→ **What the task requires**
Could the lines from the start of the data through the line with "0.895, 0.905, 0.914];" be set down exactly, with no pictures among them?

→ **Dataset section**
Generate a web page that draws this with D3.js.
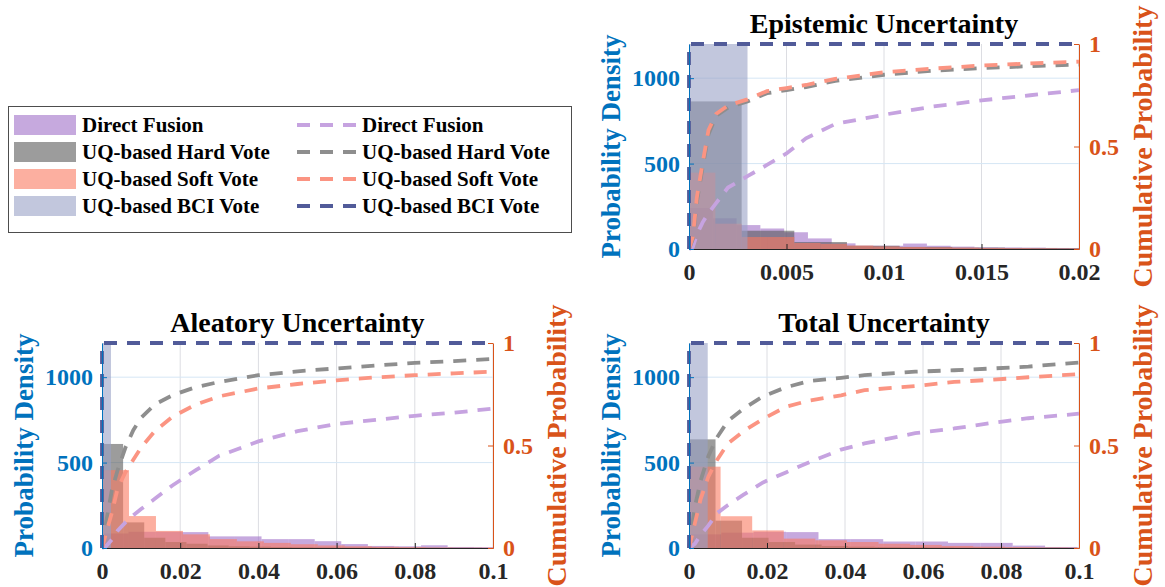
<!DOCTYPE html>
<html>
<head>
<meta charset="utf-8">
<script src="https://cdn.jsdelivr.net/npm/d3@7"></script>
<style>
  body { margin: 0; background: #fff; }
  text { font-family: "Liberation Serif", "Times New Roman", serif; font-weight: bold; }
</style>
</head>
<body>
<script>
// ---- series names / ticks ----
var seriesNames = ['Direct Fusion', 'UQ-based Hard Vote', 'UQ-based Soft Vote', 'UQ-based BCI Vote'];
var densityTicks = [0, 500, 1000];
var cumTicks = [0, 0.5, 1];
var epiTicks = [0, 0.005, 0.01, 0.015, 0.02];
var epiTickLabels = ['0', '0.005', '0.01', '0.015', '0.02'];
var wideTicks = [0, 0.02, 0.04, 0.06, 0.08, 0.1];
var wideTickLabels = ['0', '0.02', '0.04', '0.06', '0.08', '0.1'];

// ---- Epistemic: histograms (bin width + heights) ----
var epiBinWidth = [0.00122, 0.0027, 0.00135, 0.003];
var epiDirectHist = [240, 180, 140, 120, 98, 62, 33, 19, 19, 32, 19, 14, 10, 9, 8, 6, 5];
var epiHardHist = [864, 107, 41, 19, 12, 8, 6, 5];
var epiSoftHist = [447, 148, 70, 70, 35, 30, 20, 15, 12, 10, 8, 6, 5, 4, 3];
var epiBciHist = [1500];
// ---- Epistemic: cumulative curves ----
var epiCdfX = [0, 0.0002, 0.0004, 0.0007, 0.001, 0.0014, 0.002, 0.003, 0.004, 0.005, 0.006, 0.0075, 0.01, 0.0125, 0.015, 0.0175, 0.02];
var epiDirectCdf = [0, 0.01, 0.07, 0.13, 0.175, 0.225, 0.30, 0.355, 0.41, 0.466, 0.54, 0.61, 0.655, 0.695, 0.725, 0.75, 0.775];
var epiHardCdf = [0, 0.05, 0.23, 0.40, 0.56, 0.65, 0.69, 0.72, 0.76, 0.775, 0.79, 0.82, 0.85, 0.87, 0.882, 0.892, 0.90];
var epiSoftCdf = [0, 0.06, 0.25, 0.42, 0.58, 0.66, 0.70, 0.73, 0.77, 0.785, 0.80, 0.83, 0.862, 0.88, 0.895, 0.905, 0.914];

// ---- Aleatory ----
var aleBinWidth = [0.0068, 0.0054, 0.0069, 0.0023];
var aleDirectHist = [85, 95, 95, 93, 68, 68, 52, 52, 40, 23, 12, 10, 16, 6, 5];
var aleHardHist = [609, 150, 60, 35, 25, 15, 10, 8, 6, 5, 4, 3, 3, 2, 2, 2, 1, 1];
var aleSoftHist = [456, 187, 100, 80, 52, 39, 30, 22, 15, 10, 7, 5, 3, 2, 2];
var aleBciHist = [1500];
var aleCdfX = [0, 0.001, 0.0025, 0.004, 0.006, 0.008, 0.01, 0.0135, 0.018, 0.024, 0.03, 0.04, 0.05, 0.06, 0.07, 0.08, 0.09, 0.1];
var aleDirectCdf = [0, 0.008, 0.04, 0.085, 0.125, 0.16, 0.19, 0.24, 0.305, 0.38, 0.45, 0.52, 0.57, 0.605, 0.625, 0.645, 0.66, 0.68];
var aleHardCdf = [0, 0.12, 0.28, 0.38, 0.49, 0.575, 0.635, 0.70, 0.745, 0.785, 0.81, 0.843, 0.862, 0.876, 0.89, 0.903, 0.912, 0.922];
var aleSoftCdf = [0, 0.07, 0.17, 0.29, 0.37, 0.43, 0.49, 0.57, 0.64, 0.70, 0.74, 0.778, 0.80, 0.818, 0.832, 0.843, 0.852, 0.86];

// ---- Total ----
var totBinWidth = [0.0083, 0.0068, 0.0081, 0.0048];
var totDirectHist = [80, 90, 95, 93, 52, 52, 38, 38, 30, 30, 14, 6];
var totHardHist = [636, 160, 60, 35, 20, 12, 8, 6, 5, 4, 3, 2, 2, 2, 1];
var totSoftHist = [476, 186, 103, 55, 45, 35, 25, 18, 12, 8, 5, 3, 2];
var totBciHist = [1500];
var totCdfX = [0, 0.0015, 0.003, 0.005, 0.0072, 0.01, 0.014, 0.019, 0.025, 0.031, 0.039, 0.045, 0.058, 0.068, 0.077, 0.087, 0.1];
var totDirectCdf = [0, 0.02, 0.065, 0.11, 0.17, 0.21, 0.26, 0.32, 0.37, 0.42, 0.48, 0.51, 0.56, 0.583, 0.608, 0.633, 0.655];
var totHardCdf = [0, 0.2, 0.33, 0.45, 0.54, 0.62, 0.68, 0.74, 0.785, 0.815, 0.83, 0.843, 0.86, 0.867, 0.875, 0.885, 0.905];
var totSoftCdf = [0, 0.12, 0.24, 0.35, 0.43, 0.51, 0.57, 0.63, 0.69, 0.72, 0.745, 0.77, 0.79, 0.81, 0.82, 0.833, 0.848];

// BCI cdf jumps straight to 1 at x = 0
var bciCdf = [0, 1, 1];

// colours
var histColors = ['#a070c8', '#5a5a5a', '#fa7a60', '#9aa2c6'];
var lineColors = ['#c6a3e0', '#8e8e8e', '#fb9482', '#515b99'];
var blue = '#0072BD', orange = '#D95319';
var serif = '"Liberation Serif", "Times New Roman", serif';

var width = 1165, height = 587;
var svg = d3.select('body').append('svg').attr('width', width).attr('height', height);

function drawPanel(p, idx) {
  var xmax = p.ticks[p.ticks.length - 1];
  var x = d3.scaleLinear().domain([0, xmax]).range([p.left, p.right]);
  var yL = d3.scaleLinear().domain([0, 1200]).range([p.bottom, p.top]);
  var yR = d3.scaleLinear().domain([0, 1]).range([p.bottom, p.top]);

  var g = svg.append('g');
  var clipId = 'clip' + idx;
  g.append('clipPath').attr('id', clipId).append('rect')
    .attr('x', p.left).attr('y', p.top).attr('width', p.right - p.left).attr('height', p.bottom - p.top);

  // grid
  g.selectAll('.vgrid').data(p.ticks.slice(1)).enter().append('line')
    .attr('x1', function (d) { return x(d); }).attr('x2', function (d) { return x(d); })
    .attr('y1', p.top).attr('y2', p.bottom)
    .attr('stroke', '#dcdde2').attr('stroke-width', 1);
  g.selectAll('.hgrid').data(densityTicks.slice(1)).enter().append('line')
    .attr('x1', p.left).attr('x2', p.right)
    .attr('y1', function (d) { return yL(d); }).attr('y2', function (d) { return yL(d); })
    .attr('stroke', '#d5e6f5').attr('stroke-width', 1);

  // histograms
  var hg = g.append('g').attr('clip-path', 'url(#' + clipId + ')');
  p.hists.forEach(function (h, s) {
    var w = p.binWidth[s];
    var bins = h.map(function (v, i) { return {x0: i * w, x1: Math.min((i + 1) * w, xmax), v: v}; })
      .filter(function (b) { return b.x0 < xmax; });
    hg.selectAll('.bar' + s).data(bins).enter().append('rect')
      .attr('x', function (d) { return x(d.x0); })
      .attr('y', function (d) { return yL(d.v); })
      .attr('width', function (d) { return x(d.x1) - x(d.x0); })
      .attr('height', function (d) { return yL(0) - yL(d.v); })
      .attr('fill', histColors[s]).attr('fill-opacity', 0.6);
  });

  // cumulative lines
  var line = d3.line().x(function (d) { return x(d[0]); }).y(function (d) { return yR(d[1]); });
  p.cdfs.forEach(function (c, s) {
    g.append('path').datum(p.cdfX.map(function (v, i) { return [v, c[i]]; }))
      .attr('d', line).attr('fill', 'none')
      .attr('stroke', lineColors[s]).attr('stroke-width', 3.8)
      .attr('stroke-dasharray', '13,10');
  });
  g.append('path').datum([[0, bciCdf[0]], [0, bciCdf[1]], [xmax, bciCdf[2]]])
    .attr('d', line).attr('fill', 'none')
    .attr('stroke', lineColors[3]).attr('stroke-width', 3.8)
    .attr('stroke-dasharray', '13,10');

  // axes
  var ax = g.append('g').attr('transform', 'translate(0,' + p.bottom + ')')
    .call(d3.axisBottom(x).tickValues(p.ticks).tickFormat(function (d, i) { return p.labels[i]; })
      .tickSizeInner(-5).tickSizeOuter(0).tickPadding(14));
  ax.select('.domain').attr('stroke', '#262626');
  ax.selectAll('line').attr('stroke', '#262626');
  ax.selectAll('text').attr('font-size', 24).attr('fill', '#262626').attr('font-family', serif);

  var al = g.append('g').attr('transform', 'translate(' + p.left + ',0)')
    .call(d3.axisLeft(yL).tickValues(densityTicks).tickFormat(function (d) { return String(d); })
      .tickSizeInner(-5).tickSizeOuter(0).tickPadding(9));
  al.select('.domain').attr('stroke', blue);
  al.selectAll('line').attr('stroke', blue);
  al.selectAll('text').attr('font-size', 24).attr('fill', blue).attr('font-family', serif);

  var ar = g.append('g').attr('transform', 'translate(' + p.right + ',0)')
    .call(d3.axisRight(yR).tickValues(cumTicks).tickFormat(function (d) { return String(d); })
      .tickSizeInner(-5).tickSizeOuter(0).tickPadding(10));
  ar.select('.domain').attr('stroke', orange);
  ar.selectAll('line').attr('stroke', orange);
  ar.selectAll('text').attr('font-size', 24).attr('fill', orange).attr('font-family', serif);

  // title + axis labels
  var cx = (p.left + p.right) / 2, cy = (p.top + p.bottom) / 2;
  g.append('text').attr('x', cx).attr('y', p.top - 11).attr('text-anchor', 'middle')
    .attr('font-size', 28).attr('fill', '#000').text(p.title);
  g.append('text').attr('transform', 'translate(' + (p.left - 78) + ',' + cy + ') rotate(-90)')
    .attr('text-anchor', 'middle').attr('dy', '0.35em')
    .attr('font-size', 27).attr('fill', blue).text('Probability Density');
  g.append('text').attr('transform', 'translate(' + (p.right + 63) + ',' + cy + ') rotate(-90)')
    .attr('text-anchor', 'middle').attr('dy', '0.35em')
    .attr('font-size', 28).attr('fill', orange).text('Cumulative Probability');
}

var panels = [
  {title: 'Epistemic Uncertainty', left: 689, right: 1079, top: 44, bottom: 249,
    ticks: epiTicks, labels: epiTickLabels, binWidth: epiBinWidth,
    hists: [epiDirectHist, epiHardHist, epiSoftHist, epiBciHist],
    cdfX: epiCdfX, cdfs: [epiDirectCdf, epiHardCdf, epiSoftCdf]},
  {title: 'Aleatory Uncertainty', left: 102, right: 493, top: 343, bottom: 548,
    ticks: wideTicks, labels: wideTickLabels, binWidth: aleBinWidth,
    hists: [aleDirectHist, aleHardHist, aleSoftHist, aleBciHist],
    cdfX: aleCdfX, cdfs: [aleDirectCdf, aleHardCdf, aleSoftCdf]},
  {title: 'Total Uncertainty', left: 689, right: 1079, top: 343, bottom: 548,
    ticks: wideTicks, labels: wideTickLabels, binWidth: totBinWidth,
    hists: [totDirectHist, totHardHist, totSoftHist, totBciHist],
    cdfX: totCdfX, cdfs: [totDirectCdf, totHardCdf, totSoftCdf]}
];
panels.forEach(drawPanel);

// legend
var leg = svg.append('g');
leg.append('rect').attr('x', 8.5).attr('y', 106.5).attr('width', 563).attr('height', 126)
  .attr('fill', '#fff').attr('stroke', '#4d4d4d').attr('stroke-width', 1);
var rowY = d3.scalePoint().domain(seriesNames).range([125, 206]);
seriesNames.forEach(function (name, i) {
  var yy = rowY(name);
  leg.append('rect').attr('x', 14).attr('y', yy - 10).attr('width', 62).attr('height', 20)
    .attr('fill', histColors[i]).attr('fill-opacity', 0.6);
  leg.append('text').attr('x', 82).attr('y', yy).attr('dy', '0.35em')
    .attr('font-size', 21).attr('fill', '#000').text(name);
  leg.append('line').attr('x1', 297).attr('x2', 358).attr('y1', yy).attr('y2', yy)
    .attr('stroke', lineColors[i]).attr('stroke-width', 3.8).attr('stroke-dasharray', '13,10');
  leg.append('text').attr('x', 362).attr('y', yy).attr('dy', '0.35em')
    .attr('font-size', 21).attr('fill', '#000').text(name);
});
</script>
</body>
</html>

→ **Task response**
Generate a web page that draws this with D3.js.
<!DOCTYPE html>
<html>
<head>
<meta charset="utf-8">
<script src="https://cdn.jsdelivr.net/npm/d3@7"></script>
<style>
  body { margin: 0; background: #fff; }
  text { font-family: "Liberation Serif", "Times New Roman", serif; font-weight: bold; }
</style>
</head>
<body>
<script>
// ---- series names / ticks ----
var seriesNames = ['Direct Fusion', 'UQ-based Hard Vote', 'UQ-based Soft Vote', 'UQ-based BCI Vote'];
var densityTicks = [0, 500, 1000];
var cumTicks = [0, 0.5, 1];
var epiTicks = [0, 0.005, 0.01, 0.015, 0.02];
var epiTickLabels = ['0', '0.005', '0.01', '0.015', '0.02'];
var wideTicks = [0, 0.02, 0.04, 0.06, 0.08, 0.1];
var wideTickLabels = ['0', '0.02', '0.04', '0.06', '0.08', '0.1'];

// ---- Epistemic: histograms (bin width + heights) ----
var epiBinWidth = [0.00122, 0.0027, 0.00135, 0.003];
var epiDirectHist = [240, 180, 140, 120, 98, 62, 33, 19, 19, 32, 19, 14, 10, 9, 8, 6, 5];
var epiHardHist = [864, 107, 41, 19, 12, 8, 6, 5];
var epiSoftHist = [447, 148, 70, 70, 35, 30, 20, 15, 12, 10, 8, 6, 5, 4, 3];
var epiBciHist = [1500];
// ---- Epistemic: cumulative curves ----
var epiCdfX = [0, 0.0002, 0.0004, 0.0007, 0.001, 0.0014, 0.002, 0.003, 0.004, 0.005, 0.006, 0.0075, 0.01, 0.0125, 0.015, 0.0175, 0.02];
var epiDirectCdf = [0, 0.01, 0.07, 0.13, 0.175, 0.225, 0.30, 0.355, 0.41, 0.466, 0.54, 0.61, 0.655, 0.695, 0.725, 0.75, 0.775];
var epiHardCdf = [0, 0.05, 0.23, 0.40, 0.56, 0.65, 0.69, 0.72, 0.76, 0.775, 0.79, 0.82, 0.85, 0.87, 0.882, 0.892, 0.90];
var epiSoftCdf = [0, 0.06, 0.25, 0.42, 0.58, 0.66, 0.70, 0.73, 0.77, 0.785, 0.80, 0.83, 0.862, 0.88, 0.895, 0.905, 0.914];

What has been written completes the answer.